Another former senior administration official said he is “greatly concerned” that Trump will upend longtime alliances if he is elected to a second term. The issue, the official said, came up “constantly” when Trump was in office, with him raising the prospect of pulling troops from Germany and South Korea and both withdrawing troops from Africa and closing all U.S. embassies there.

“He sees these treaties and partnerships as transactional relationships, and he is constantly looking at the ledger and saying, ‘Is this a good deal or this a bad deal?’” the official said. “He views America’s forces abroad, and America’s protection, as a service to be paid for.”

Among former administration officials, there is greatest concern that he would try to install Douglas MacGregor as a top official at the Pentagon. MacGregor was appointed by Trump to the board of the U.S. Military Academy after the Senate did not confirm him to be the U.S. ambassador to Germany. MacGregor is a frequent Fox News guest who has counseled Trump and has a history of espousing baseless accusations and complaining about migrants.

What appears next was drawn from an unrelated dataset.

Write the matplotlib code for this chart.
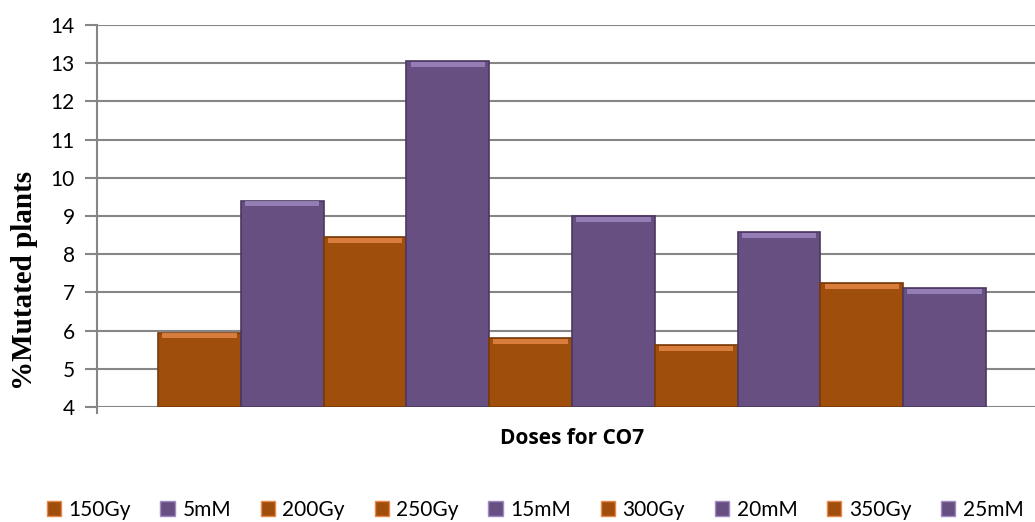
import matplotlib
matplotlib.use("Agg")
import matplotlib.pyplot as plt
from matplotlib.patches import Patch

# ---- data ----
bar_values = [5.95, 9.4, 8.45, 13.05, 5.8, 9.0, 5.62, 8.57, 7.25, 7.12]
bar_kinds = ["Gy", "mM", "Gy", "mM", "Gy", "mM", "Gy", "mM", "Gy", "mM"]
legend_labels = ["150Gy", "5mM", "200Gy", "250Gy", "15mM", "300Gy", "20mM", "350Gy", "25mM"]
legend_kinds = ["Gy", "mM", "Gy", "Gy", "mM", "Gy", "mM", "Gy", "mM"]
y_ticks = [4, 5, 6, 7, 8, 9, 10, 11, 12, 13, 14]
x_label = "Doses for CO7"
y_label = "%Mutated plants"

body = {"Gy": "#A04E0C", "mM": "#684F82"}
top = {"Gy": "#E8894A", "mM": "#A08BC2"}
edge = {"Gy": "#7A3A08", "mM": "#4A3860"}

fig = plt.figure(figsize=(10.35, 5.22), dpi=100)
ax = fig.add_axes([97/1035, 115/522, 938/1035, 382/522])

xs = list(range(len(bar_values)))
ax.bar(xs, [v - 4 for v in bar_values], bottom=4, width=1.0,
       color=[body[k] for k in bar_kinds], edgecolor=[edge[k] for k in bar_kinds],
       linewidth=1.2, zorder=3)
# bevel highlight strip at top of each bar
ax.bar(xs, [0.13] * len(xs), bottom=[v - 0.15 for v in bar_values], width=0.9,
       color=[top[k] for k in bar_kinds], linewidth=0, zorder=4, alpha=0.8)

ax.set_ylim(4, 14)
ax.set_xlim(-1.237, 10.092)
ax.set_yticks(y_ticks)
ax.set_xticks([])
ax.grid(axis="y", color="#868686", linewidth=1.5, zorder=0)
ax.set_axisbelow(True)
for s in ["top", "right", "bottom"]:
    ax.spines[s].set_visible(False)
ax.spines["left"].set_color("#868686")
ax.spines["left"].set_linewidth(1.5)
ax.spines["left"].set_bounds(3.85, 14)
ax.tick_params(axis="y", direction="out", length=9, width=1.5, color="#868686",
               labelsize=15, pad=7)
for t in ax.get_yticklabels():
    t.set_fontfamily("Lato")

ax.set_ylabel(y_label, fontfamily="Liberation Serif", fontweight="bold",
              fontsize=21, va="center")
ax.yaxis.set_label_coords(-0.077, 0.332)
fig.text(572/1035, 1 - 438/522, x_label, ha="center", va="center",
         fontfamily="Open Sans", fontweight="bold", fontsize=15)

handles = [Patch(facecolor=body[k], edgecolor=top[k], linewidth=1.0) for k in legend_kinds]
leg = fig.legend(handles, legend_labels, loc="center", bbox_to_anchor=(535/1035, 1 - 510/522),
                 ncol=9, frameon=False, handlelength=0.7, handleheight=0.7,
                 handletextpad=0.35, columnspacing=1.42,
                 prop={"family": "Lato", "size": 15})

fig.savefig("out.png", dpi=100)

David Urban, a longtime adviser to Trump, said he believed the former president would put more pressure on NATO in a second term — and “there will be a retrenchment in terms of foreign engagements.” He said Trump would also have more people in the Pentagon secretary’s office who were known to him than during his presidency, when he largely deferred to others to pick political appointees.

“There are thousands of people who affect policy. So the assistant secretaries, the deputy assistant secretaries, those are all people who drive and shape policy — there you’ll get more Trump-like than served before,” he said.

John Bolton, Trump’s former national security adviser, said Trump “did feel like he was being blocked on a lot of things at the Pentagon.”

“It was not the deep state and the Defense Department organized against him. It was his own incoherence against him,” Bolton said.